Here are some tips on helping someone you care about who has disclosed to you that they’re in an abusive relationship.

1. Be supportive

Start by believing. Often, a victim’s number one fear is that they won’t be believed if they choose to share their experience. It is not our place to investigate. Believe them.

2. Don't judge

Respect their decisions. There are many reasons victims feel trapped in abusive situations or return to them. Do not criticize or try to guilt them into leaving. They are doing the best they can to protect themselves and/or their children.

3. Stay engaged

Continue to encourage them to stay involved with friends, family, and other outside activities. Isolation is a key component of an abusive relationship, so even if your loved one frequently fails to show up, keep checking on them.

4. Plan for safety

Help your loved one to develop a comprehensive safety plan.

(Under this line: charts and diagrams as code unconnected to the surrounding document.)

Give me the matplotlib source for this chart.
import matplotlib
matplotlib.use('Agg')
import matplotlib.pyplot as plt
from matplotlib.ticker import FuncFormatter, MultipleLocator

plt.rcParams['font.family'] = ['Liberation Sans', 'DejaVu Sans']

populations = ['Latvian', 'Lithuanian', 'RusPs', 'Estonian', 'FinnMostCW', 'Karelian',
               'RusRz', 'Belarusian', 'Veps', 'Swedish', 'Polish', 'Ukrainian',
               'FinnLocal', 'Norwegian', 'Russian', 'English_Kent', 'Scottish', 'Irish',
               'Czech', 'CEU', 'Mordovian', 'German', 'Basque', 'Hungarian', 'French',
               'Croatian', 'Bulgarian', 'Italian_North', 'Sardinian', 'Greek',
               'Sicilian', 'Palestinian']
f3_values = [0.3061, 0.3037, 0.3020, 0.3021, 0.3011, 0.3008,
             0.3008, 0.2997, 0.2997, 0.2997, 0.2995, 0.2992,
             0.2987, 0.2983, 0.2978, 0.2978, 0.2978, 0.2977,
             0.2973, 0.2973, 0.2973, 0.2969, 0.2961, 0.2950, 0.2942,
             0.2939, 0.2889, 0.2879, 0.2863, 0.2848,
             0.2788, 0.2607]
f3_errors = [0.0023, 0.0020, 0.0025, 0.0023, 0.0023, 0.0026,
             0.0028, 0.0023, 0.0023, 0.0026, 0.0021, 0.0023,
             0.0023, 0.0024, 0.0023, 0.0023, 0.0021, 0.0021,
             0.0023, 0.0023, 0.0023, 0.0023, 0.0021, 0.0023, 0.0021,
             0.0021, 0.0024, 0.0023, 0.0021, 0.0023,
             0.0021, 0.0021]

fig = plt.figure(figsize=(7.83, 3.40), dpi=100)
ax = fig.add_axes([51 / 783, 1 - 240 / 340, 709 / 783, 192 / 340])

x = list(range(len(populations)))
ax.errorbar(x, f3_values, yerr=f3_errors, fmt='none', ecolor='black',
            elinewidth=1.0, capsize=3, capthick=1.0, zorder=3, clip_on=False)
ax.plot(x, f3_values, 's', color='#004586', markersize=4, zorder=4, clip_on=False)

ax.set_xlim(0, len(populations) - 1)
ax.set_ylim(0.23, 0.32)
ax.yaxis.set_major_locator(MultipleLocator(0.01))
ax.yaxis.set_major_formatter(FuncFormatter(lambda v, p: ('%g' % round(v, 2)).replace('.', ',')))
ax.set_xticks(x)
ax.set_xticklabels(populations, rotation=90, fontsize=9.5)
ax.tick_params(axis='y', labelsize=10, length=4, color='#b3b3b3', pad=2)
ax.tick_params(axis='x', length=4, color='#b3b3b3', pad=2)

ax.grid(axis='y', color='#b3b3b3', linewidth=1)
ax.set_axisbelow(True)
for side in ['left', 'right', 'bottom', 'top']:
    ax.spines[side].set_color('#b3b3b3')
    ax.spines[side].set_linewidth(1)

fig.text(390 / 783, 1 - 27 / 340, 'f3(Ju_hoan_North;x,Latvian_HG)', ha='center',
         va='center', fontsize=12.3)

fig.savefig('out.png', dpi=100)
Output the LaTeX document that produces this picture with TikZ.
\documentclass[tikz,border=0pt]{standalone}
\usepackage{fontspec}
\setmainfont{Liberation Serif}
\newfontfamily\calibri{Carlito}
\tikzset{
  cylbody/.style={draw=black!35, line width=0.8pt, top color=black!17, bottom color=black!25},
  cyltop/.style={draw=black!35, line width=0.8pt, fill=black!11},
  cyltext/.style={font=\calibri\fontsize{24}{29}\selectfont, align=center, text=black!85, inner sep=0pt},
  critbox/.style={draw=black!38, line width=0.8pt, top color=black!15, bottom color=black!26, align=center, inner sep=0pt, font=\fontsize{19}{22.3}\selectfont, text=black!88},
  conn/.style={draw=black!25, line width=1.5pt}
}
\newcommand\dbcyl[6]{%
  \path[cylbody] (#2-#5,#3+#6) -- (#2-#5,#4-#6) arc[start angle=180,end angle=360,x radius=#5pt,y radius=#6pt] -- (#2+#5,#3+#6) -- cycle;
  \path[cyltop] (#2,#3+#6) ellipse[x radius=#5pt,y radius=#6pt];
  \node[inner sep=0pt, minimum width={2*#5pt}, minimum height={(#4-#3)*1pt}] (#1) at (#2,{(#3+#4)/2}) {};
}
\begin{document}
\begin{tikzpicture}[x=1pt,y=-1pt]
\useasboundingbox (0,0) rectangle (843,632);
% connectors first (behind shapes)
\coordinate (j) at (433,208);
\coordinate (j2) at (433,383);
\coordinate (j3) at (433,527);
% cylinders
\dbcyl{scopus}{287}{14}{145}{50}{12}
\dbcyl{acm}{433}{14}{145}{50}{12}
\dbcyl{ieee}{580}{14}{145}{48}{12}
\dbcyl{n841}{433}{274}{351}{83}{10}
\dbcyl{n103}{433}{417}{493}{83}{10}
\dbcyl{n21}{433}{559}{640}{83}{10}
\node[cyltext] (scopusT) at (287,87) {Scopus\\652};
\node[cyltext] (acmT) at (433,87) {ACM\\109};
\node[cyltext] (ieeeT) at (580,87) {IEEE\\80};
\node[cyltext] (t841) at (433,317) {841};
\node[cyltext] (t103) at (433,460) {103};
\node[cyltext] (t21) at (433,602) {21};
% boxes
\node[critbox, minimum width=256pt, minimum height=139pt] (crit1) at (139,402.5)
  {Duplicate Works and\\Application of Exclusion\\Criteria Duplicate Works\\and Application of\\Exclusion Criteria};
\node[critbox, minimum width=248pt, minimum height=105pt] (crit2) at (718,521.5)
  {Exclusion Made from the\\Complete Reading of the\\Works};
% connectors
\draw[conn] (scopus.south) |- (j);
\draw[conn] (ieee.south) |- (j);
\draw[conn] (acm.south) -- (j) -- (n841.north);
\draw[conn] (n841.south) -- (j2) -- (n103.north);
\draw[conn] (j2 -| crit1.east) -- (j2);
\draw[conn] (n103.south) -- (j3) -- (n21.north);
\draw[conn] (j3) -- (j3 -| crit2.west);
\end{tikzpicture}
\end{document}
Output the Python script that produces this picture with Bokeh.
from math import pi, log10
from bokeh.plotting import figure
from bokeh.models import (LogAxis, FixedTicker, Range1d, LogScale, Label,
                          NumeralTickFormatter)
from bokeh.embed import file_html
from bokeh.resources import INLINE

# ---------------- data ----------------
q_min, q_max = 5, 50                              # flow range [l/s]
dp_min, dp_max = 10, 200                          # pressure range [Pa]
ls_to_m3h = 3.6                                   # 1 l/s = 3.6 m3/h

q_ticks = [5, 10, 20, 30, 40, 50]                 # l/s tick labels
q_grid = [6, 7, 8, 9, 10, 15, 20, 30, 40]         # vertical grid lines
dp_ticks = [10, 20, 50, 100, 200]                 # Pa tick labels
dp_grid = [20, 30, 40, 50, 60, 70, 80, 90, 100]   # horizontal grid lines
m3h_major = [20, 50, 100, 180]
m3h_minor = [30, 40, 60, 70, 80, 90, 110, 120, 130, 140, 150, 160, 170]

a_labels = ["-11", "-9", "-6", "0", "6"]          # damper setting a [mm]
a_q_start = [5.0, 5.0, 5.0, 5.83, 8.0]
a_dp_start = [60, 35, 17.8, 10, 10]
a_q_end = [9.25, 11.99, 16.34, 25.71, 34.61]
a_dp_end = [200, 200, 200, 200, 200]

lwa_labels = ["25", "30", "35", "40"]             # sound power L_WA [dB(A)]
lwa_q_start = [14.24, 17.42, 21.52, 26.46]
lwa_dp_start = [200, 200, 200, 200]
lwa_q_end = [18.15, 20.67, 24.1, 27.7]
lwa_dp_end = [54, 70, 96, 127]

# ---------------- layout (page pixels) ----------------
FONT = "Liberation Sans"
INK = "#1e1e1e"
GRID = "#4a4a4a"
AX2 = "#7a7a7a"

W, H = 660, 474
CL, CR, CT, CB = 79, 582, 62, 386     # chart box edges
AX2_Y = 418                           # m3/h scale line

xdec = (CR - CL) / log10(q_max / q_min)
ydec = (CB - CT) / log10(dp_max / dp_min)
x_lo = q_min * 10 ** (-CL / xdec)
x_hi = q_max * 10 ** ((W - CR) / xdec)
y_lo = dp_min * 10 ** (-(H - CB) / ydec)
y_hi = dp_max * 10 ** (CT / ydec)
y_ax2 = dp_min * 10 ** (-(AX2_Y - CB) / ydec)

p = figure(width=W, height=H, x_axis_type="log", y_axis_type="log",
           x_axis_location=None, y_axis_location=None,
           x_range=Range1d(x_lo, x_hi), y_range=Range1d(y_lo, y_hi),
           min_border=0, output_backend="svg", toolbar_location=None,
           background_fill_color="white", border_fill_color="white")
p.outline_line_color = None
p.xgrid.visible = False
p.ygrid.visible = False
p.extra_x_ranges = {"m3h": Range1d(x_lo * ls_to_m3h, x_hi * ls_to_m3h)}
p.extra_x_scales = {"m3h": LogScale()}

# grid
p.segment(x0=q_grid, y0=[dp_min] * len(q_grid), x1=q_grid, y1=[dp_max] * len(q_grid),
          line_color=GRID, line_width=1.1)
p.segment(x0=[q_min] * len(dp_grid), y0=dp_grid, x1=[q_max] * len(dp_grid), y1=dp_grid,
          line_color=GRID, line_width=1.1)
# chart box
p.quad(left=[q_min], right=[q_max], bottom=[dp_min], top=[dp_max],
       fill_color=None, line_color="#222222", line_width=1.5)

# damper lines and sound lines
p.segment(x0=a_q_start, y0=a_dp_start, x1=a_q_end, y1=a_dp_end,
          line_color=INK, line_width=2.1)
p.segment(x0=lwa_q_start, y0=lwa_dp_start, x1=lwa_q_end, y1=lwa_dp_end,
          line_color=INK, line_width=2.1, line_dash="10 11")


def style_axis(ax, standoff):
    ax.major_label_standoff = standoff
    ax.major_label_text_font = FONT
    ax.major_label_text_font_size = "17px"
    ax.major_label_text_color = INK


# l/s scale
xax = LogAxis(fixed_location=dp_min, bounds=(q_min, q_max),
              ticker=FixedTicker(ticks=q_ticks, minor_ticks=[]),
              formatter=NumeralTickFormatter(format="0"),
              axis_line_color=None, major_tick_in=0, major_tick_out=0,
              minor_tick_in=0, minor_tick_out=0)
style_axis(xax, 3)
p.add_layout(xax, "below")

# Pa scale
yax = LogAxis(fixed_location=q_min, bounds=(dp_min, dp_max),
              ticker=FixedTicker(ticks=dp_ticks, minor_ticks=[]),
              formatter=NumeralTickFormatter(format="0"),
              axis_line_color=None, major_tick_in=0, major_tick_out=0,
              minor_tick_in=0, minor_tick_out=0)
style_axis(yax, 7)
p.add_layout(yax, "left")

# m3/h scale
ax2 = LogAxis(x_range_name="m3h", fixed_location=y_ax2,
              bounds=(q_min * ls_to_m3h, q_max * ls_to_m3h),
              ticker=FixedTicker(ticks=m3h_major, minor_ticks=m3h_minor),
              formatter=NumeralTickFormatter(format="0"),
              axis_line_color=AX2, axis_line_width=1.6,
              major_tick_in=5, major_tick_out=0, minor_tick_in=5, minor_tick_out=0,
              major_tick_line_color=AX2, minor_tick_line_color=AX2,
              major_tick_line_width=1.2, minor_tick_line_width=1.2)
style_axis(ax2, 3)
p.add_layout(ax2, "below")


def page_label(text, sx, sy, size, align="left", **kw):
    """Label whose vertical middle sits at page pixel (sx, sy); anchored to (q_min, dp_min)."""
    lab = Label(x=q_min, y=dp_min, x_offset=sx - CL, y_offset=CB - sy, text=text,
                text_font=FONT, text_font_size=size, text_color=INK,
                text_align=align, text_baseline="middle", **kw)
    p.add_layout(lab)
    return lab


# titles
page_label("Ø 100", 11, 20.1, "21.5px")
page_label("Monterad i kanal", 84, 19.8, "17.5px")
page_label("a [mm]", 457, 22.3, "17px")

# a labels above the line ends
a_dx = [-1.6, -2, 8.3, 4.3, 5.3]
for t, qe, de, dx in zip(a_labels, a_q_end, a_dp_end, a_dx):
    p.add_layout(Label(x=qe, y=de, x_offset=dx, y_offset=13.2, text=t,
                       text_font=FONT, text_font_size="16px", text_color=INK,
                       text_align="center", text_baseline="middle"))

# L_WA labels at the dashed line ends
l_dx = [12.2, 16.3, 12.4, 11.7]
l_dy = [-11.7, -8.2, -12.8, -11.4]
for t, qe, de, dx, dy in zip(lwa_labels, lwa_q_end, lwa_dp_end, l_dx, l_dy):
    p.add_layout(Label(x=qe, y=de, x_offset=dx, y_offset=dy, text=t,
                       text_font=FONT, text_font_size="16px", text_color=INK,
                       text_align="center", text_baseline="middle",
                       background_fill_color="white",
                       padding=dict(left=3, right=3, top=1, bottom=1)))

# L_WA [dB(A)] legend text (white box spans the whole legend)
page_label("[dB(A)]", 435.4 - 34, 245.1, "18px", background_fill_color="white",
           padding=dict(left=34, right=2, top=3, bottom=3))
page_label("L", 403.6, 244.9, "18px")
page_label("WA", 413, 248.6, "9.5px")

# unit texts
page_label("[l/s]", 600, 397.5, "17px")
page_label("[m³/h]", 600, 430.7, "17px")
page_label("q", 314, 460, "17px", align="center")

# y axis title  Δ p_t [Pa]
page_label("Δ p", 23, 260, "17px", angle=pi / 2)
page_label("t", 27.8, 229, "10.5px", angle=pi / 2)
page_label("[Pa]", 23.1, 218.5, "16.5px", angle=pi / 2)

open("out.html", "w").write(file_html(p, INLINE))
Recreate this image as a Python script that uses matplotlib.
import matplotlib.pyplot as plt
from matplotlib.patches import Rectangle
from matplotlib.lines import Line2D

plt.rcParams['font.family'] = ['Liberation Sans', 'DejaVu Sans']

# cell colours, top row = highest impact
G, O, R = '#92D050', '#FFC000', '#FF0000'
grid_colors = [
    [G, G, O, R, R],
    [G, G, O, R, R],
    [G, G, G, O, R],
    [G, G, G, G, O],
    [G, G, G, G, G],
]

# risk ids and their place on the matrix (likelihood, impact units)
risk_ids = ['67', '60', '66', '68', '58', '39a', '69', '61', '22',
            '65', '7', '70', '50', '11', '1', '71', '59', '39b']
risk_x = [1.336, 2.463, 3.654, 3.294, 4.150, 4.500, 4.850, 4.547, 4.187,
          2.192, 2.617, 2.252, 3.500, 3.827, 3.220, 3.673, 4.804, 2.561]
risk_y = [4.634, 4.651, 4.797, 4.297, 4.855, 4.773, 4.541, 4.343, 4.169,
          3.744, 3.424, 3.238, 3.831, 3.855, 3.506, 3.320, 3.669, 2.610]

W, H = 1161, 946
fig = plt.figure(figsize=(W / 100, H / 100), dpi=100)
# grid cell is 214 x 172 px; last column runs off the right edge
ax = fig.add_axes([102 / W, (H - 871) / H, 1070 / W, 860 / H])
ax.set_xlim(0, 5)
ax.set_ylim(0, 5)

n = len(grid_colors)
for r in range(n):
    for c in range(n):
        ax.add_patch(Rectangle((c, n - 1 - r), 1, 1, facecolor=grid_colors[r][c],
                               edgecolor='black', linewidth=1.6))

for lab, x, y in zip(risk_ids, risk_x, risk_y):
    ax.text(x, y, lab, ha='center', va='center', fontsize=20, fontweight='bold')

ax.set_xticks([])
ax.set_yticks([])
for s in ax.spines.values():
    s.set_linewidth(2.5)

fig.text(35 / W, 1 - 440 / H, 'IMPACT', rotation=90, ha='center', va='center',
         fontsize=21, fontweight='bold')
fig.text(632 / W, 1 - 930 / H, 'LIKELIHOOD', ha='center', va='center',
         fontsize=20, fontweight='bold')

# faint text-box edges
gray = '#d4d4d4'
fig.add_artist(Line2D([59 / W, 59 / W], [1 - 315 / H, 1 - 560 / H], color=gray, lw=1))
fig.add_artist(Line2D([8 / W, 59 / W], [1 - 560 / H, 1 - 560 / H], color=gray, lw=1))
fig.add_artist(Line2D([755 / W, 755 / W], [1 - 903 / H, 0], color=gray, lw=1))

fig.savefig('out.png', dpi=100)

There are many resources for doing so online. We also help with safety planning at Palomar. Talk through how they will stay safe in their home or escape a dangerous event if they have to. Offer to provide a safe place to go.

5. Encourage assistance

Talk to them about their options. In the Oklahoma City  Metro, they are always welcome to call or visit Palomar, 8am to 5pm, Monday through Friday. They can also call the Safeline at 1-800-522-SAFE 24 hours a day to learn about VPOs, advocacy, relocation assistance, civil legal assistance, counseling services, and more.

6. Resist "rescuing"

While it is always difficult to watch someone you care about suffer through abuse, you alone cannot save them from it. Only they have the power to make the decision to get help and get away. It’s important for you to support them through their struggles and respect whatever decisions they make, and help them find a way to safety when they are ready.